The Mexicans are led by a smarmy fellow who knocked up his chiquita and had a baby, and if he kills his nephew then his kid will be next in line to be King. (Same old story, so far.) So, he enlists his homeys to kill the kid and they chase him into the forrest, and they get attacked by a band of midgets. This is when the prince uses a special “pipe”. To a film critic like me, this is an obvious drug reference. It means that the children in reality are doing drugs, and they only imagine they are being transported to Narnia, like when I did hits of acid back in the 60s and imagined I was chasing a negro Bugs Bunny with Elmer Fudd in some kind of strange Technicolor cartoon. (Very unsettling!) I suppose the children were traumatized by having to stay in the closet, and deal with the abduction, S&M, molestation as well as the bombing by the Nazis in the first movie, and this drove them to become drug addicts.

The gay and carefree children are “magically” transported (read: magic mushrooms) to run naked on a beach. Freud would have had a field day with this movie, but I am not an expert or a Scientologist, so I will not take liberties and assume a cigar is a penis or anything of the sort. They have illusions of grandeur, and imagine they all have large swords and prance around the forrest until animals start talking to them. This is when they rescue a midget and he explains he is with a circus troupe. He convinces them to run away and join the circus. They meet a talking skunk and some gay mice (French). They learn that Prince Caspian summoned them with the “magic pipe”. I nodded off here, but I think they all did some weed and went to sleep. That’s what I would have done. All I know is, when I woke up Fredo and Shaniqua had eaten all my popcorn!

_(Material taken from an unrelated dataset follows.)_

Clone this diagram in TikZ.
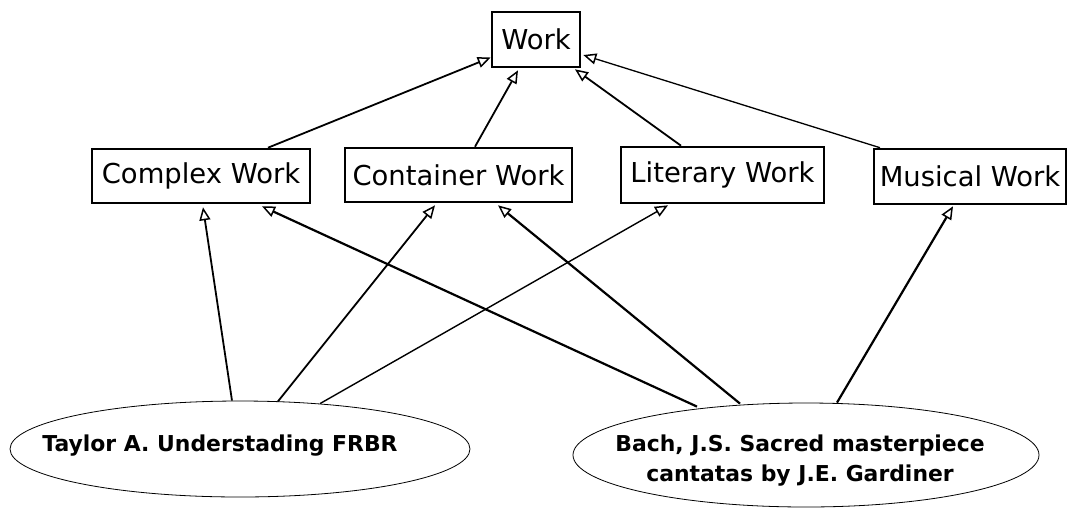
\documentclass[tikz,border=0pt]{standalone}
\usepackage{fontspec}
\setmainfont{DejaVu Sans}
\usetikzlibrary{arrows.meta,shapes.geometric}
\begin{document}
\begin{tikzpicture}[x=1pt,y=-1pt,
  box/.style={draw,line width=2.6pt,inner sep=0pt,font=\fontsize{27.4}{32}\selectfont},
  ell/.style={draw,ellipse,line width=0.8pt,inner sep=0pt},
  etext/.style={inner sep=0pt,font=\fontsize{21.9}{30}\selectfont\bfseries},
  arr/.style={line width=1.8pt,-{Triangle[open,length=13pt,width=11pt,line width=1.5pt]}}]
\useasboundingbox (0,0) rectangle (1068,507);
\node[box,minimum width=88pt,minimum height=55pt] (w) at (536,39.5) {Work};
\node[box,minimum width=218pt,minimum height=54pt] (cx) at (201,176) {Complex Work};
\node[box,minimum width=227pt,minimum height=54pt] (ct) at (458.5,175) {Container Work};
\node[box,minimum width=203pt,minimum height=56pt] (li) at (722.5,175) {Literary Work};
\node[box,minimum width=192pt,minimum height=55pt] (mu) at (970,176.5) {Musical Work};
\node[ell,minimum width=460pt,minimum height=96pt] (t) at (240,449) {};
\node[ell,minimum width=466pt,minimum height=104pt] (b) at (806,455) {};
\node[etext,anchor=base] (tt) at (220,451.7) {Taylor A. Understading FRBR};
\node[etext,align=center] (bt) at (800,461) {Bach, J.S. Sacred masterpiece\\cantatas by J.E. Gardiner};
% upper connectors
\draw[arr] ([xshift=67pt]cx.north) -- ([yshift=-18pt]w.west);
\draw[arr] ([xshift=16.5pt]ct.north) -- ([xshift=-18pt,yshift=-2pt]w.south);
\draw[arr] ([xshift=-41.5pt]li.north) -- ([xshift=39pt,yshift=-1pt]w.south);
\draw[arr,line width=1.3pt] ([xshift=-90pt]mu.north) -- ([xshift=2pt,yshift=-15.5pt]w.east);
% lower connectors
\draw[arr] ([xshift=-8pt]t.north) -- ([xshift=2pt,yshift=-3pt]cx.south);
\draw[arr] ([xshift=38pt,yshift=-0.7pt]t.north) -- ([xshift=-23.5pt,yshift=-2pt]ct.south);
\draw[arr,line width=1.4pt] ([xshift=80pt,yshift=-3pt]t.north) -- ([xshift=-54.5pt,yshift=-1pt]li.south);
\draw[arr,line width=2.2pt] ([xshift=-109pt,yshift=-4pt]b.north) -- ([xshift=61pt,yshift=-2pt]cx.south);
\draw[arr,line width=2.2pt] ([xshift=-66pt,yshift=-1pt]b.north) -- ([xshift=39.5pt,yshift=-2pt]ct.south);
\draw[arr,line width=2.2pt] ([xshift=31pt]b.north) -- ([xshift=-17pt,yshift=-1pt]mu.south);
\end{tikzpicture}
\end{document}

Blah, Blah, Blah and giant flying birds and sword waiving and next we end up on a big soccer field where the Mexicans and Circus folk are ready to kill one another. This is when the little girl wanders off to find a circus animal (a big lion) that got loose. They have a plan to keep the Mexicans distracted for several hours while the new King duels Peter. By the time the girl brings the lion back the big lunch the Mexicans had is making them long for a siesta, the kids and their buddy with the pipe blow weed across the field and that makes the Mexicans a little high and a lot more mellow. So, when they see the big lion, they get tricked onto a bridge that is only like two feet above a tiny river, but they are high and think it is a much bigger river. Someone must have opened some dam upstream, because a wave comes by and washes them into the river. Since Mexicans are all strict Catholics, they interpret all this as some religious sign and put down their swords. The little girl, Lucy, has a bottle of tequila, I think, and they all party hard like it’s 1299 AD.

I know I haven’t been paying too much attention. I was a little distracted wondering if I would get reimbursed for the popcorn. Also, the orphans wandered off somewhere with the keys to my van. But, I am a stalwart reporter, and stayed to watch the rest of the movie.

The circus freaks and the Mexicans realize in the end, they all just like to get high. Everyone is all friends now, and the children had to go home (their drug trip was ending). So, the four war orphans walked through the crotch of a tree and ended back in England. In the first movie, they came out of the closet and in this movie they experimented with drugs and ran away to join the circus. In the end, they learned a valuable lesson, that there is no place like home. Except, they are war orphans and they don’t have a home, in which case drugs are a good way to forget everything about your life really sucks.

Well, I need to try to find my two charges and return them to the orphanage, or I definitely won’t get reimbursed. I have a plan to smoke a fat one in my van, if I can find them, because they have my keys. Once they see how I act when I am wasted, they will realize the movies only glamorize drugs. I don’t expect recognition for being such a good role model, the ability to mold young impressionable minds is reward enough.